**DATA LINES**
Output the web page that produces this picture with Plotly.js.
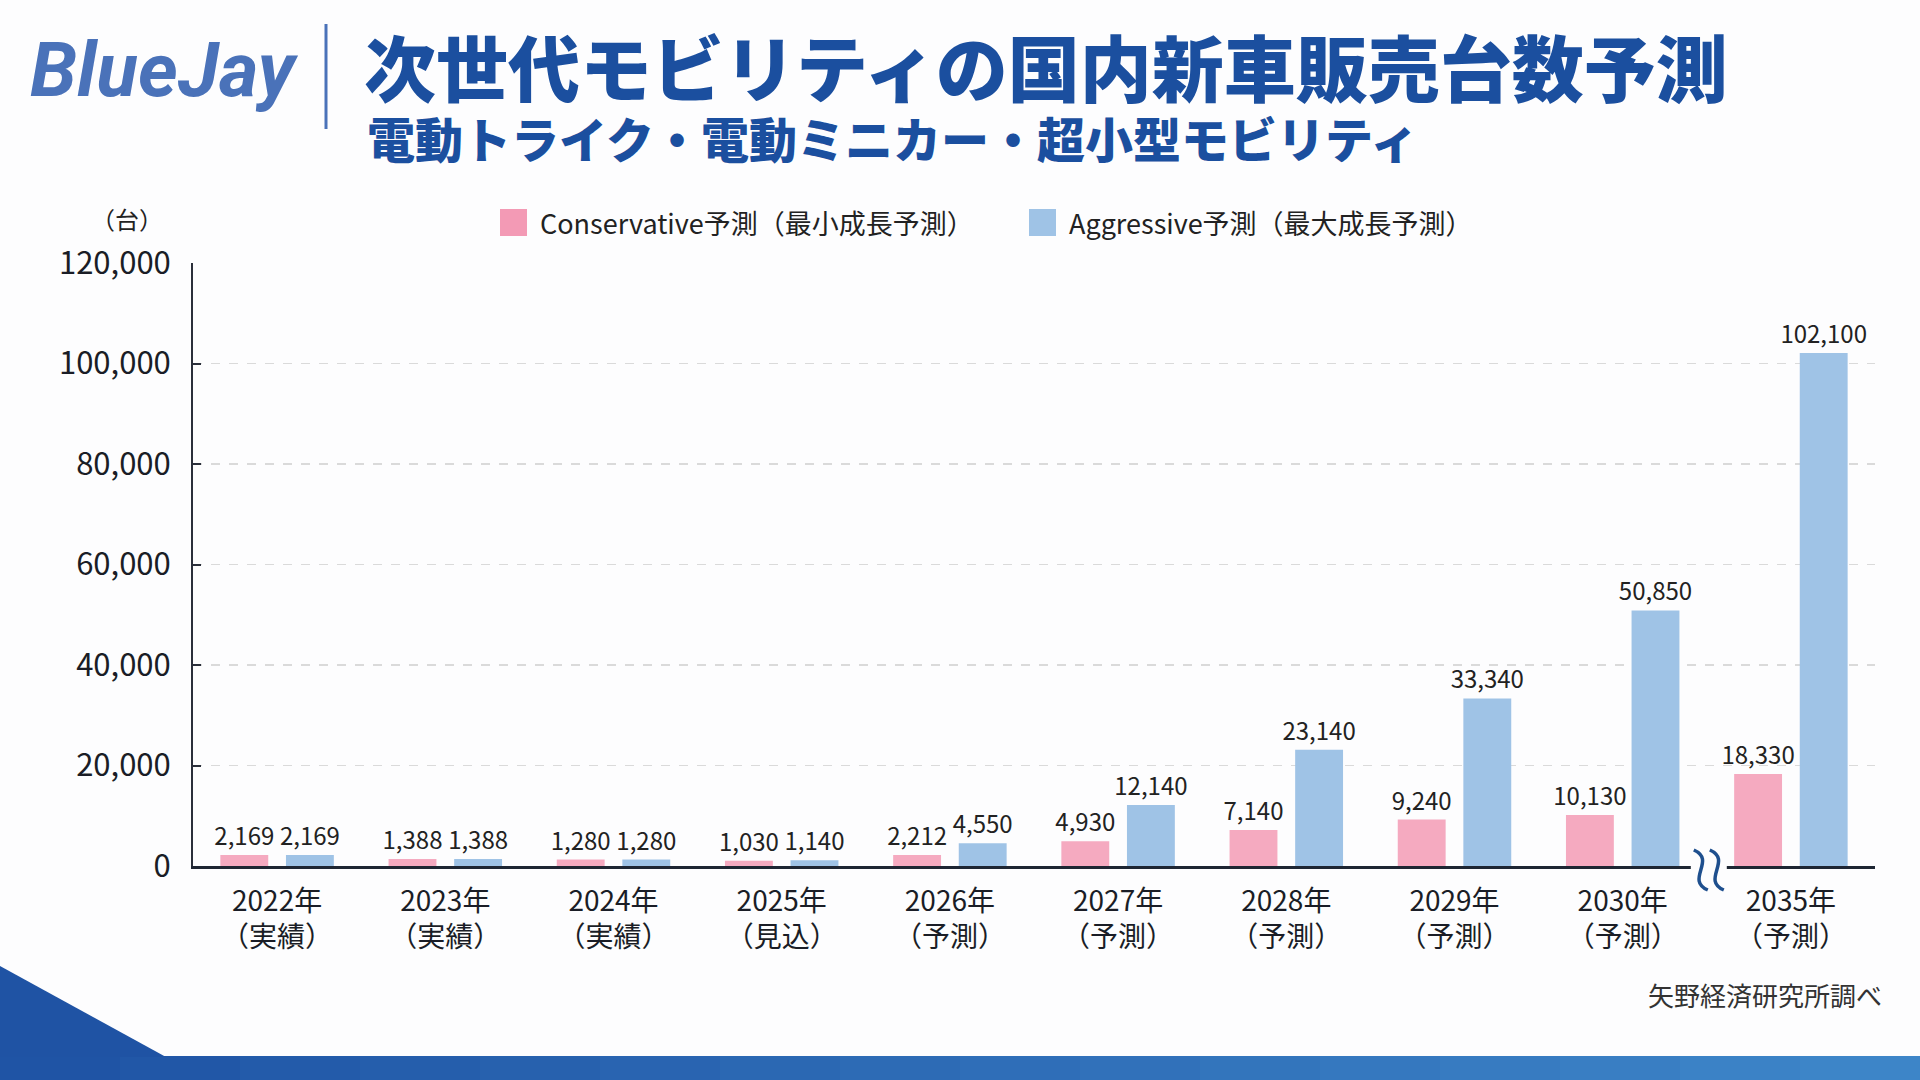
<!DOCTYPE html>
<html lang="ja">
<head>
<meta charset="utf-8">
<title>次世代モビリティの国内新車販売台数予測</title>
<script src="https://cdn.plot.ly/plotly-3.0.1.min.js"></script>
<style>
  html, body { margin: 0; padding: 0; background: #fdfdfe; }
  #chart { width: 1920px; height: 1080px; }
</style>
</head>
<body>
<div id="chart"></div>
<script>
// Data
const years = ['2022年', '2023年', '2024年', '2025年', '2026年', '2027年', '2028年', '2029年', '2030年', '2035年'];
const status = ['実績', '実績', '実績', '見込', '予測', '予測', '予測', '予測', '予測', '予測'];
const conservative = [2169, 1388, 1280, 1030, 2212, 4930, 7140, 9240, 10130, 18330];
const aggressive = [2169, 1388, 1280, 1140, 4550, 12140, 23140, 33340, 50850, 102100];
const yTicks = [0, 20000, 40000, 60000, 80000, 100000, 120000];

const seriesNames = ['Conservative予測（最小成長予測）', 'Aggressive予測（最大成長予測）'];
const pink = '#f5aac0';
const blue = '#9fc3e6';
const navy = '#1b4f9f';
const font = '"Noto Sans CJK JP", "Noto Sans", sans-serif';

// page geometry (pixels) -> paper coords for the decorations
const W = 1920, H = 1080;
const M = { l: 193, r: 45, t: 263, b: 214 };
const PW = W - M.l - M.r;
const PH = H - M.t - M.b;
const px = x => (x - M.l) / PW;
const py = y => (H - M.b - y) / PH;

const xTickText = years.map((y, i) => `${y}<br>（${status[i]}）`);

const bar = (name, values, color) => ({
  type: 'bar',
  name: name,
  x: years,
  y: values,
  marker: { color: color, line: { width: 0 } },
  texttemplate: '%{y:,}',
  textposition: 'outside',
  textangle: 0,
  constraintext: 'none',
  cliponaxis: false,
  textfont: { family: font, size: 24, color: '#222' },
  hoverinfo: 'skip'
});

const traces = [
  bar(seriesNames[0], conservative, pink),
  bar(seriesNames[1], aggressive, blue)
];

// Decorations: header, legend, break mark, footer band
const shapes = [
  { type: 'line', xref: 'paper', yref: 'paper', x0: px(326), x1: px(326), y0: py(24), y1: py(129),
    line: { color: '#4a72b9', width: 3 } },
  { type: 'rect', xref: 'paper', yref: 'paper', x0: px(500), x1: px(527), y0: py(209), y1: py(236),
    fillcolor: '#f39ab5', line: { width: 0 } },
  { type: 'rect', xref: 'paper', yref: 'paper', x0: px(1029), x1: px(1056), y0: py(209), y1: py(236),
    fillcolor: blue, line: { width: 0 } },
  // gap in the x axis between 2030 and 2035
  { type: 'rect', xref: 'paper', yref: 'paper', xsizemode: 'pixel', ysizemode: 'pixel',
    xanchor: 0.9, yanchor: 0, x0: -16, x1: 20, y0: -4, y1: 4,
    fillcolor: '#fdfdfe', line: { width: 0 }, layer: 'above' }
];
[-6, 10].forEach(dx => {
  shapes.push({
    type: 'path', xref: 'paper', yref: 'paper', xsizemode: 'pixel', ysizemode: 'pixel',
    xanchor: 0.9, yanchor: 0,
    path: `M ${dx - 7},16 C ${dx + 16},6 ${dx - 16},-14 ${dx + 7},-24`,
    line: { color: '#1e4f8e', width: 3.5 }, layer: 'above'
  });
});

// footer band, darker on the left
const bandSteps = 16;
const c0 = [31, 84, 165], c1 = [61, 133, 200];
for (let i = 0; i < bandSteps; i++) {
  const t = i / (bandSteps - 1);
  const c = c0.map((v, k) => Math.round(v + (c1[k] - v) * t));
  shapes.push({
    type: 'rect', xref: 'paper', yref: 'paper',
    x0: px(i * W / bandSteps), x1: px((i + 1) * W / bandSteps + 1), y0: py(1056), y1: py(1081),
    fillcolor: `rgb(${c.join(',')})`, line: { width: 0 }
  });
}
shapes.push({
  type: 'path', xref: 'paper', yref: 'paper',
  path: `M ${px(0)},${py(966)} L ${px(166)},${py(1057)} L ${px(0)},${py(1057)} Z`,
  fillcolor: '#1f53a4', line: { width: 0 }
});

const annotations = [
  { text: 'BlueJay', xref: 'paper', yref: 'paper', x: px(28), y: py(70), xanchor: 'left', yanchor: 'middle',
    showarrow: false, font: { family: 'Roboto, "Liberation Sans", sans-serif', size: 76, weight: 700, style: 'italic', color: '#4a72b9' } },
  { text: '次世代モビリティの国内新車販売台数予測', xref: 'paper', yref: 'paper', x: px(362), y: py(65),
    xanchor: 'left', yanchor: 'middle', showarrow: false,
    font: { family: font, size: 72, weight: 900, color: navy } },
  { text: '電動トライク・電動ミニカー・超小型モビリティ', xref: 'paper', yref: 'paper', x: px(365), y: py(137),
    xanchor: 'left', yanchor: 'middle', showarrow: false,
    font: { family: font, size: 48, weight: 900, color: navy } },
  { text: '（台）', xref: 'paper', yref: 'paper', x: px(127), y: py(218), xanchor: 'center', yanchor: 'middle',
    showarrow: false, font: { family: font, size: 24, color: '#222' } },
  { text: seriesNames[0], xref: 'paper', yref: 'paper', x: px(538), y: py(222), xanchor: 'left', yanchor: 'middle',
    showarrow: false, font: { family: font, size: 27, color: '#222' } },
  { text: seriesNames[1], xref: 'paper', yref: 'paper', x: px(1067), y: py(222), xanchor: 'left', yanchor: 'middle',
    showarrow: false, font: { family: font, size: 27, color: '#222' } },
  { text: '矢野経済研究所調べ', xref: 'paper', yref: 'paper', x: px(1884), y: py(994), xanchor: 'right', yanchor: 'middle',
    showarrow: false, font: { family: font, size: 26, color: '#333' } }
];

const layout = {
  width: W,
  height: H,
  margin: M,
  paper_bgcolor: '#fdfdfe',
  plot_bgcolor: '#fdfdfe',
  showlegend: false,
  barmode: 'group',
  bargap: 0.22,
  bargroupgap: 0.27,
  font: { family: font, color: '#222' },
  xaxis: {
    type: 'category',
    tickvals: years,
    ticktext: xTickText,
    showline: true,
    linecolor: '#1e2633',
    linewidth: 3,
    showgrid: false,
    ticks: '',
    ticklabelstandoff: 8,
    tickfont: { family: font, size: 28, color: '#1a1d26' },
    fixedrange: true
  },
  yaxis: {
    range: [0, 120000],
    tickvals: yTicks,
    tickformat: ',d',
    showline: true,
    linecolor: '#2a2f3a',
    linewidth: 2,
    ticks: 'inside',
    ticklen: 8,
    tickwidth: 2,
    tickcolor: '#2a2f3a',
    ticklabelstandoff: 14,
    showgrid: true,
    gridcolor: '#dadada',
    gridwidth: 1.5,
    griddash: 'dash',
    zeroline: false,
    tickfont: { family: font, size: 31, color: '#1a1d26' },
    fixedrange: true
  },
  shapes: shapes,
  annotations: annotations
};

Plotly.newPlot('chart', traces, layout, { displayModeBar: false, staticPlot: true });
</script>
</body>
</html>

**WRITTEN INSTRUCTION**
From the top of the listing above, repeat each line exactly until you reach the line containing "const xTickText = years.map((y, i)", and repeat that one too. Leave the pictures out.

**FULL ANSWER**
Output the web page that produces this picture with Plotly.js.
<!DOCTYPE html>
<html lang="ja">
<head>
<meta charset="utf-8">
<title>次世代モビリティの国内新車販売台数予測</title>
<script src="https://cdn.plot.ly/plotly-3.0.1.min.js"></script>
<style>
  html, body { margin: 0; padding: 0; background: #fdfdfe; }
  #chart { width: 1920px; height: 1080px; }
</style>
</head>
<body>
<div id="chart"></div>
<script>
// Data
const years = ['2022年', '2023年', '2024年', '2025年', '2026年', '2027年', '2028年', '2029年', '2030年', '2035年'];
const status = ['実績', '実績', '実績', '見込', '予測', '予測', '予測', '予測', '予測', '予測'];
const conservative = [2169, 1388, 1280, 1030, 2212, 4930, 7140, 9240, 10130, 18330];
const aggressive = [2169, 1388, 1280, 1140, 4550, 12140, 23140, 33340, 50850, 102100];
const yTicks = [0, 20000, 40000, 60000, 80000, 100000, 120000];

const seriesNames = ['Conservative予測（最小成長予測）', 'Aggressive予測（最大成長予測）'];
const pink = '#f5aac0';
const blue = '#9fc3e6';
const navy = '#1b4f9f';
const font = '"Noto Sans CJK JP", "Noto Sans", sans-serif';

// page geometry (pixels) -> paper coords for the decorations
const W = 1920, H = 1080;
const M = { l: 193, r: 45, t: 263, b: 214 };
const PW = W - M.l - M.r;
const PH = H - M.t - M.b;
const px = x => (x - M.l) / PW;
const py = y => (H - M.b - y) / PH;

const xTickText = years.map((y, i) => `${y}<br>（${status[i]}）`);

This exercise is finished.